US20240412440
2024-12-12
Physics
G06T13/40
The disclosed technology involves animating characters by separating facial regions to enhance realism in conversational AI. Utilizing neural networks, the system generates high-fidelity facial animations from audio inputs. A key innovation is the decoupling of emotional states from audio influences during neural network training. Specifically, audio drives lower face movements, while implicit emotional states influence upper face animations. Adversarial training further refines expressiveness by predicting if generated emotional states match real distributions.
Compared to existing systems like VOCA, FaceFormer, and Meshtalk, this approach offers improved generalization across multiple animated characters. Training can begin with a single character and adapt to others, requiring only a small dataset of 3-5 minutes of high-quality visual-audio pairs. This efficiency reduces computing resources and time compared to traditional methods, which often need extensive data and computing power.
The system enables explicit control over emotions, unlike conventional methods that lack semantic feature extraction for emotional control. Explicit emotions guide major expression styles, while implicit emotions add nuanced details. Conventional systems often reconstruct only one speaking style per character and fail to allow explicit emotional manipulation, a gap this technology addresses.
Applications for this technology span various fields such as gaming, interactive communications, multimedia applications, and digital assistants. The neural networks process inputs like audio data to output facial animation vertex positions. The architecture includes multiple layers that handle different aspects of animation generation, ensuring detailed and realistic facial expressions.

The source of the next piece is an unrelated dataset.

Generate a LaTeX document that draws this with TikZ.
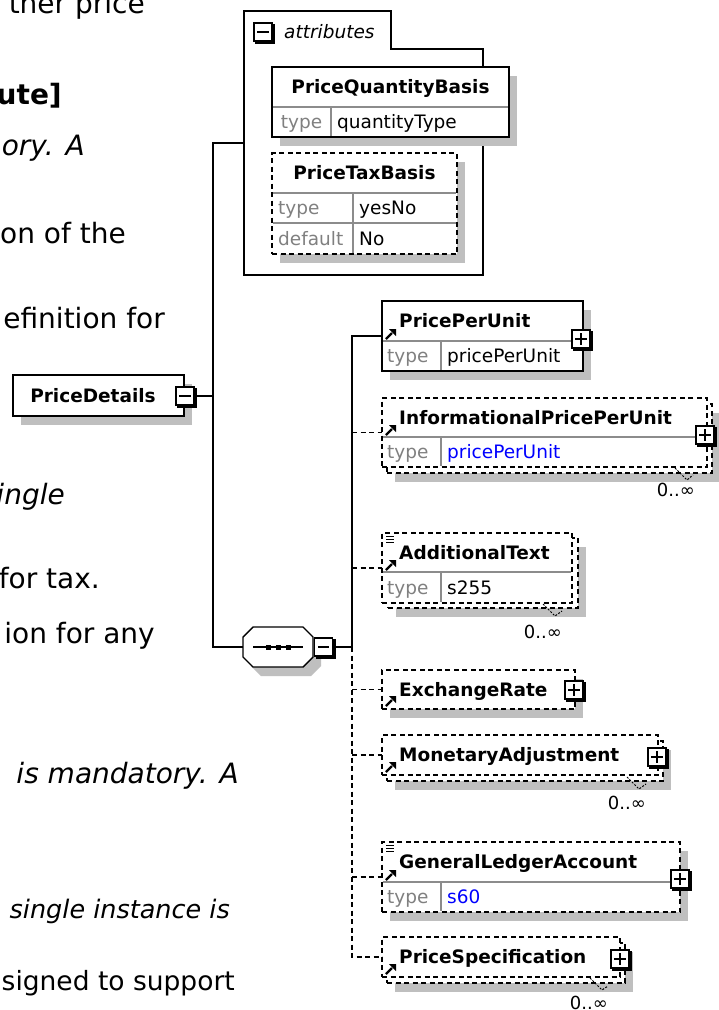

Training involves decoupling audio effects from implicit emotional states to improve animation fidelity. Audio primarily drives lower facial animations like lips and cheeks, while emotions influence upper features like eyes and eyebrows. Initial training stages focus on lower facial expressions using audio inputs combined with explicit emotional labels and random geometry data. Loss functions update neural network parameters based on these outputs to refine the animations.